Francis Cromie married Gladys (Gwladys) Catherine Josephine (née Cromie) March 1907, in Portsmouth, Hampshire, England.[12] They had one daughter, Dolores Anthea, born June 1907, in Fareham, Hampshire, England.[13] His widow, Gladys (Gwladys) Catherine Josephine, remarried in June 1920.[14]
Captain Francis Cromie was posthumously awarded the Distinguished Service Order (DSO) and the Companion of the Order of the Bath (CB) "in recognition of his distinguished service in the Allied cause in Russia, and of the devotion to duty which he displayed in remaining at his post as British Naval Attaché in Russia, when the British Embassy was withdrawn. This devotion to duty cost him his life." King George V received Capt. Cromie's widow Gladys (Gwladys) Catherine Cromie at Buckingham Palace, and handed to her the DSO and the CB.
He remains the only naval attaché to be killed in combat.

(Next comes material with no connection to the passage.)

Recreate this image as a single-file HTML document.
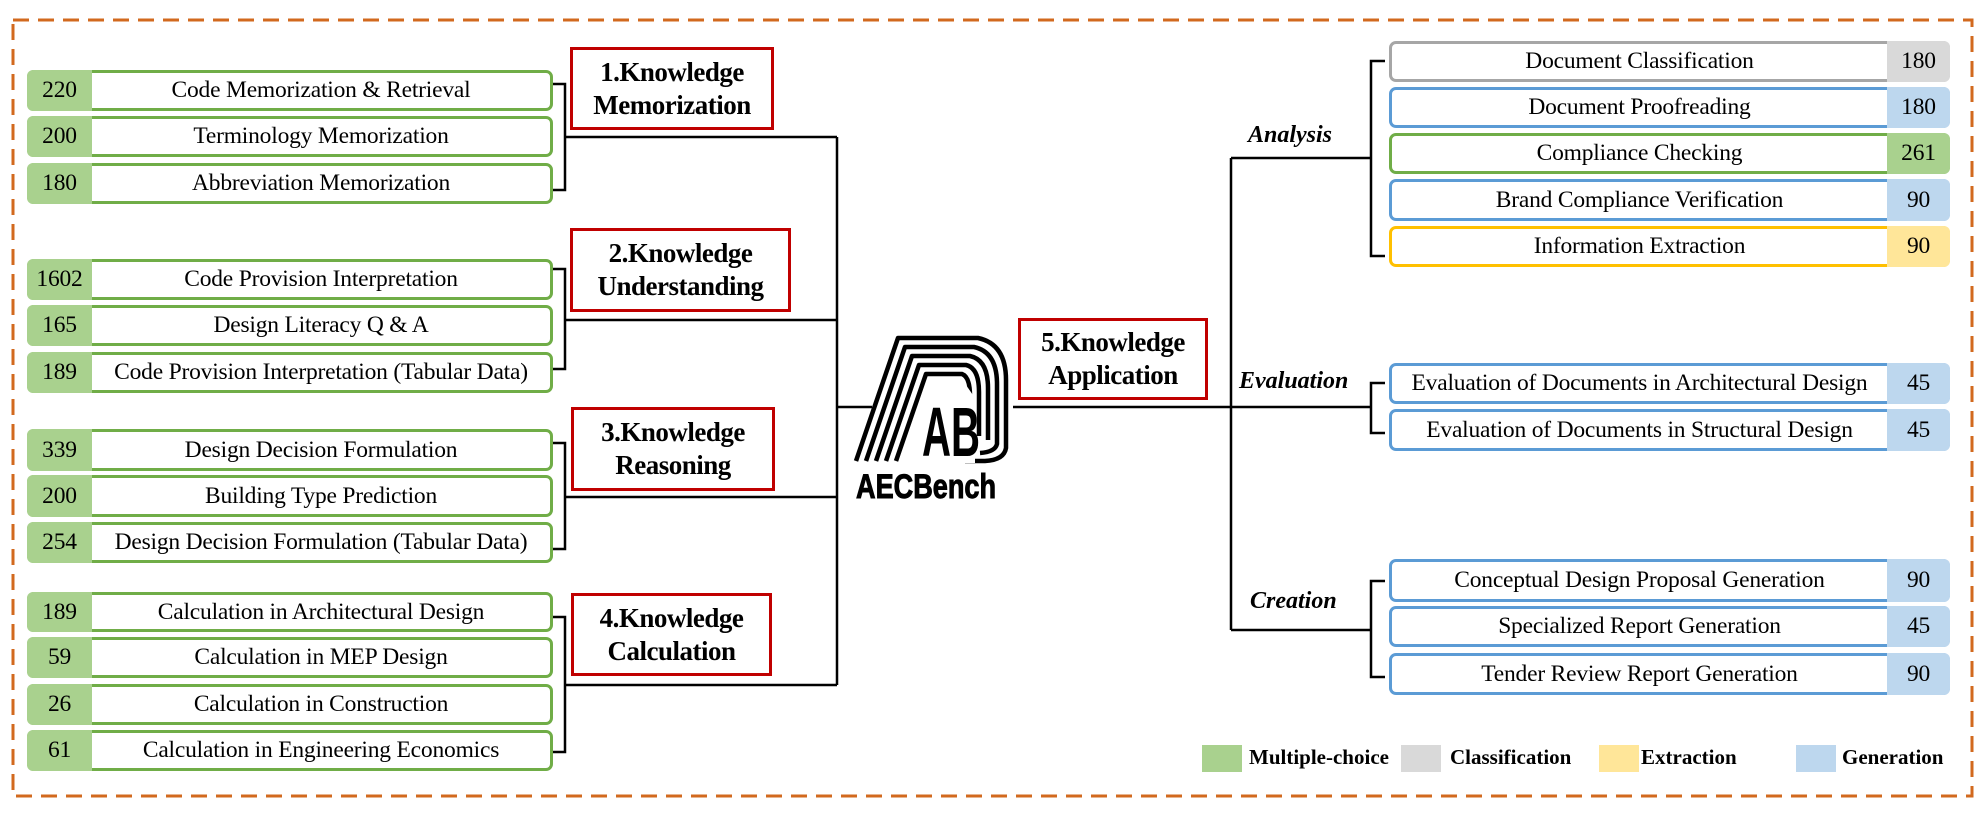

Captain Cromie's body was first taken to the Bolshevik Smolny Institute, and later released to the British Chaplaincy. Covered with the Union flag, his body was finally buried in Smolensky Cemetery, Saint Petersburg, by the Scottish minister Dr. Kean. A memorial in Captain Cromie's memory was laid at the Commonwealth War Graves Commission Archangel Memorial (Archangel Allied Cemetery), in Arkhangelsk, Russia.[15]
Captain Cromie was portrayed by actor Barry Stokes in 2 episodes of popular 1983 drama Reilly, Ace of Spies where he is depicted as aiding British agents Sidney Reilly and George Alexander Hill, culminating in his defence of the embassy.